◆ Problem to solve ◆
Exactly as written, retype the listing below, omitting the pictures.

— Start Dataset records —

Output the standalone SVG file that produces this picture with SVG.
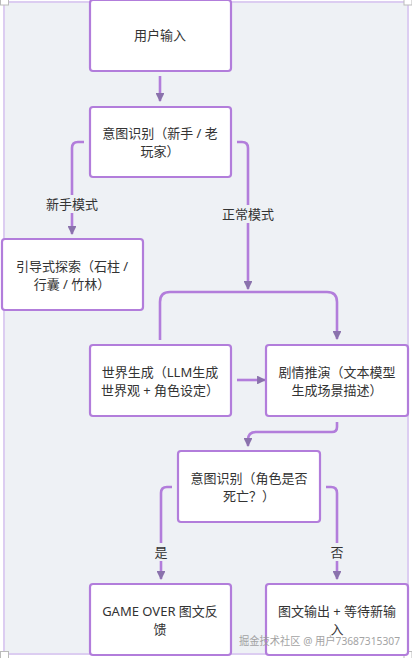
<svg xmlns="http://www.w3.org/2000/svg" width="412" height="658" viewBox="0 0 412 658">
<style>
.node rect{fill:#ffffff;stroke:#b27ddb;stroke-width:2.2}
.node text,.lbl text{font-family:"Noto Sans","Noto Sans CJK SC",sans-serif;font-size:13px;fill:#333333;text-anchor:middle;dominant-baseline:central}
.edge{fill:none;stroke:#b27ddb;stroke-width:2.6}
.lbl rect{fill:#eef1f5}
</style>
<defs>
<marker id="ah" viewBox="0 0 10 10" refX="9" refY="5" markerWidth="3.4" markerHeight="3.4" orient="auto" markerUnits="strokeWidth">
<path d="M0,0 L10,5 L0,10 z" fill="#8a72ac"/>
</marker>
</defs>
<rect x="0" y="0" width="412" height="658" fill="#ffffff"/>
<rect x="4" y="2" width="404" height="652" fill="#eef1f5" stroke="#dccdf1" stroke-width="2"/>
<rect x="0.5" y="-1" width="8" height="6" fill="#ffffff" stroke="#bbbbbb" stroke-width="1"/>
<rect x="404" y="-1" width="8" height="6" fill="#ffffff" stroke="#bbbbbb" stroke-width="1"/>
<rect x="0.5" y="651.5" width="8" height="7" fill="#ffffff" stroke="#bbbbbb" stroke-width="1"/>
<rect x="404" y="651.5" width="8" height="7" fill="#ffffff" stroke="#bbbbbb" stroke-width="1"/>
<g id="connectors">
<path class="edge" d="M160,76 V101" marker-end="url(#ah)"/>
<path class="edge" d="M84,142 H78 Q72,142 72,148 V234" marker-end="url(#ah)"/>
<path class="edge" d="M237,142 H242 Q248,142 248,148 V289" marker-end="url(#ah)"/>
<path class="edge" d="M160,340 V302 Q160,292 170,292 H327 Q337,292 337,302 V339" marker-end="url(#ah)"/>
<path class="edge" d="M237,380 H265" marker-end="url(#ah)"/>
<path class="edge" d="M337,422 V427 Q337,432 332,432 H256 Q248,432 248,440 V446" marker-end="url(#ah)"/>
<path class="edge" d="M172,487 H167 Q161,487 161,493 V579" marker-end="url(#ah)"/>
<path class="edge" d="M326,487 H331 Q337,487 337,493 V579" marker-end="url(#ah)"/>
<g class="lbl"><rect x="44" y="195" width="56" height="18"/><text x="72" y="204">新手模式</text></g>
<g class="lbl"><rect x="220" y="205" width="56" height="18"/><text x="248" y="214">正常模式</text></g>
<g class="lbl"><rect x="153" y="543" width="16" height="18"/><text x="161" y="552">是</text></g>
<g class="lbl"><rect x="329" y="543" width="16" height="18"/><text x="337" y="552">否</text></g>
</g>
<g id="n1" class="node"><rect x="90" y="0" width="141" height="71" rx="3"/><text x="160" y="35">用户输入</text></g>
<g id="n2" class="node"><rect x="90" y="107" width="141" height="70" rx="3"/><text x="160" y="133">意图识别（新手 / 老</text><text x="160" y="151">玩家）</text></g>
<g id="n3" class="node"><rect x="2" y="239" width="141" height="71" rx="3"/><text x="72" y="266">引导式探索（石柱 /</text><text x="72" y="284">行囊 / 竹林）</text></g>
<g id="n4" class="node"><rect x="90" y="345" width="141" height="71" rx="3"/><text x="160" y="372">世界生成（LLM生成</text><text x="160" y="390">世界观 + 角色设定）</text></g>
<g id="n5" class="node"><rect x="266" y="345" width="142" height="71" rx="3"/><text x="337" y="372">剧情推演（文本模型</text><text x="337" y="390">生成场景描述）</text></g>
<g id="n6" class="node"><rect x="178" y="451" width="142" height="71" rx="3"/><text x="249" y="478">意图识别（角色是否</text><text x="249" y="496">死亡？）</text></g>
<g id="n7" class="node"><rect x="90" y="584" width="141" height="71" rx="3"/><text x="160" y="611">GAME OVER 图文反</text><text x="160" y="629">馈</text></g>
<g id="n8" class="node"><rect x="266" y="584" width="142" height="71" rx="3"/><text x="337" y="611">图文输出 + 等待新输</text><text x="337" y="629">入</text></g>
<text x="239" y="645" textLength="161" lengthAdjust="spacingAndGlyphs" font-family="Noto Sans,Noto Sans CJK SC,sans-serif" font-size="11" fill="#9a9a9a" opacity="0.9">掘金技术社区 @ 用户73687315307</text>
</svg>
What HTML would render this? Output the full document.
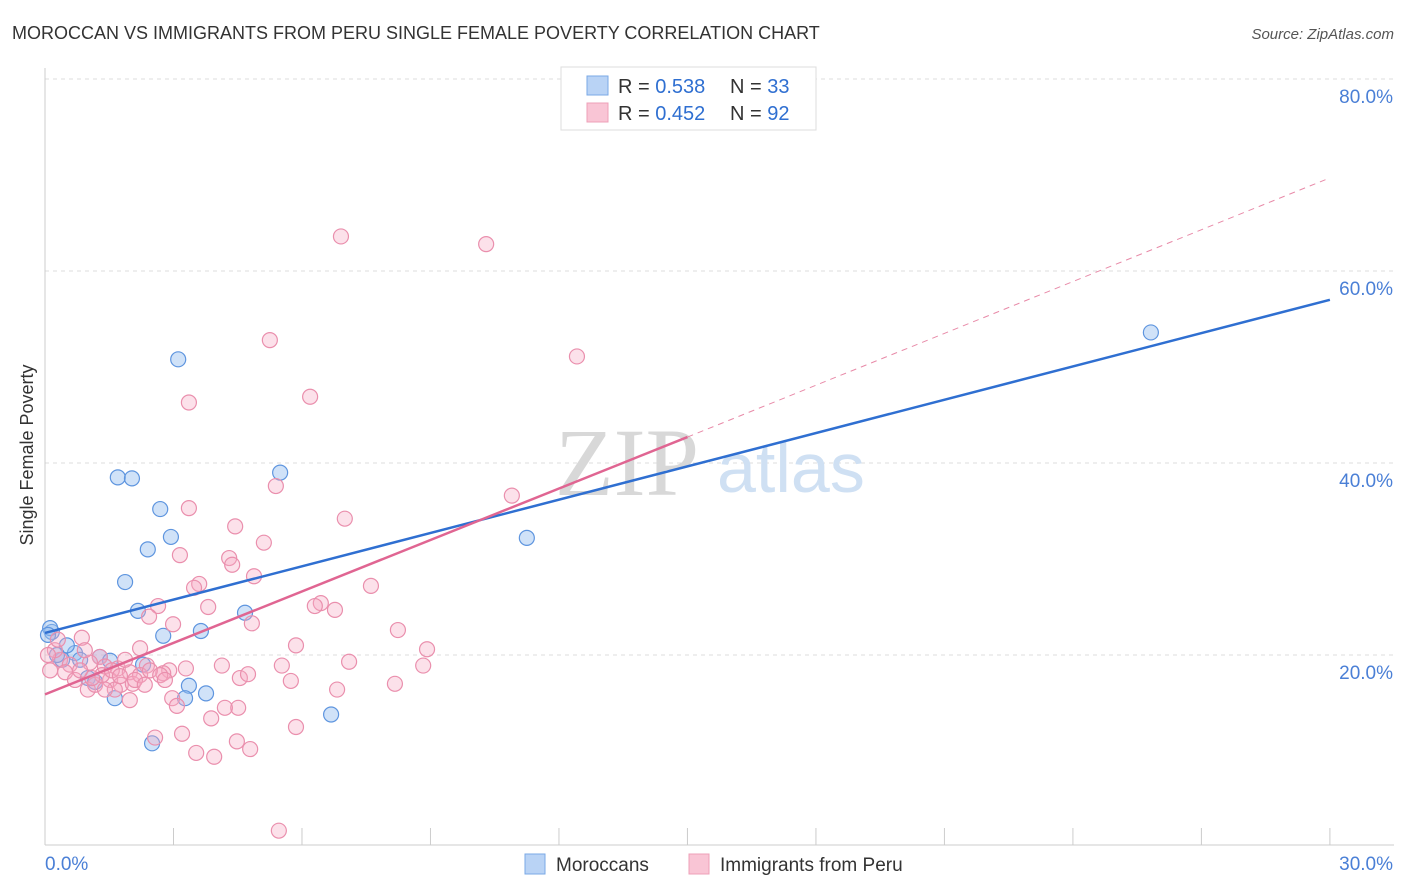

— End Dataset records —

◆ Task result ◆
Output the standalone SVG file that produces this picture with SVG.
<svg xmlns="http://www.w3.org/2000/svg" width="412" height="658" viewBox="0 0 412 658">
<style>
.node rect{fill:#ffffff;stroke:#b27ddb;stroke-width:2.2}
.node text,.lbl text{font-family:"Noto Sans","Noto Sans CJK SC",sans-serif;font-size:13px;fill:#333333;text-anchor:middle;dominant-baseline:central}
.edge{fill:none;stroke:#b27ddb;stroke-width:2.6}
.lbl rect{fill:#eef1f5}
</style>
<defs>
<marker id="ah" viewBox="0 0 10 10" refX="9" refY="5" markerWidth="3.4" markerHeight="3.4" orient="auto" markerUnits="strokeWidth">
<path d="M0,0 L10,5 L0,10 z" fill="#8a72ac"/>
</marker>
</defs>
<rect x="0" y="0" width="412" height="658" fill="#ffffff"/>
<rect x="4" y="2" width="404" height="652" fill="#eef1f5" stroke="#dccdf1" stroke-width="2"/>
<rect x="0.5" y="-1" width="8" height="6" fill="#ffffff" stroke="#bbbbbb" stroke-width="1"/>
<rect x="404" y="-1" width="8" height="6" fill="#ffffff" stroke="#bbbbbb" stroke-width="1"/>
<rect x="0.5" y="651.5" width="8" height="7" fill="#ffffff" stroke="#bbbbbb" stroke-width="1"/>
<rect x="404" y="651.5" width="8" height="7" fill="#ffffff" stroke="#bbbbbb" stroke-width="1"/>
<g id="connectors">
<path class="edge" d="M160,76 V101" marker-end="url(#ah)"/>
<path class="edge" d="M84,142 H78 Q72,142 72,148 V234" marker-end="url(#ah)"/>
<path class="edge" d="M237,142 H242 Q248,142 248,148 V289" marker-end="url(#ah)"/>
<path class="edge" d="M160,340 V302 Q160,292 170,292 H327 Q337,292 337,302 V339" marker-end="url(#ah)"/>
<path class="edge" d="M237,380 H265" marker-end="url(#ah)"/>
<path class="edge" d="M337,422 V427 Q337,432 332,432 H256 Q248,432 248,440 V446" marker-end="url(#ah)"/>
<path class="edge" d="M172,487 H167 Q161,487 161,493 V579" marker-end="url(#ah)"/>
<path class="edge" d="M326,487 H331 Q337,487 337,493 V579" marker-end="url(#ah)"/>
<g class="lbl"><rect x="44" y="195" width="56" height="18"/><text x="72" y="204">新手模式</text></g>
<g class="lbl"><rect x="220" y="205" width="56" height="18"/><text x="248" y="214">正常模式</text></g>
<g class="lbl"><rect x="153" y="543" width="16" height="18"/><text x="161" y="552">是</text></g>
<g class="lbl"><rect x="329" y="543" width="16" height="18"/><text x="337" y="552">否</text></g>
</g>
<g id="n1" class="node"><rect x="90" y="0" width="141" height="71" rx="3"/><text x="160" y="35">用户输入</text></g>
<g id="n2" class="node"><rect x="90" y="107" width="141" height="70" rx="3"/><text x="160" y="133">意图识别（新手 / 老</text><text x="160" y="151">玩家）</text></g>
<g id="n3" class="node"><rect x="2" y="239" width="141" height="71" rx="3"/><text x="72" y="266">引导式探索（石柱 /</text><text x="72" y="284">行囊 / 竹林）</text></g>
<g id="n4" class="node"><rect x="90" y="345" width="141" height="71" rx="3"/><text x="160" y="372">世界生成（LLM生成</text><text x="160" y="390">世界观 + 角色设定）</text></g>
<g id="n5" class="node"><rect x="266" y="345" width="142" height="71" rx="3"/><text x="337" y="372">剧情推演（文本模型</text><text x="337" y="390">生成场景描述）</text></g>
<g id="n6" class="node"><rect x="178" y="451" width="142" height="71" rx="3"/><text x="249" y="478">意图识别（角色是否</text><text x="249" y="496">死亡？）</text></g>
<g id="n7" class="node"><rect x="90" y="584" width="141" height="71" rx="3"/><text x="160" y="611">GAME OVER 图文反</text><text x="160" y="629">馈</text></g>
<g id="n8" class="node"><rect x="266" y="584" width="142" height="71" rx="3"/><text x="337" y="611">图文输出 + 等待新输</text><text x="337" y="629">入</text></g>
<text x="239" y="645" textLength="161" lengthAdjust="spacingAndGlyphs" font-family="Noto Sans,Noto Sans CJK SC,sans-serif" font-size="11" fill="#9a9a9a" opacity="0.9">掘金技术社区 @ 用户73687315307</text>
</svg>
What HTML would render this? Output the full document.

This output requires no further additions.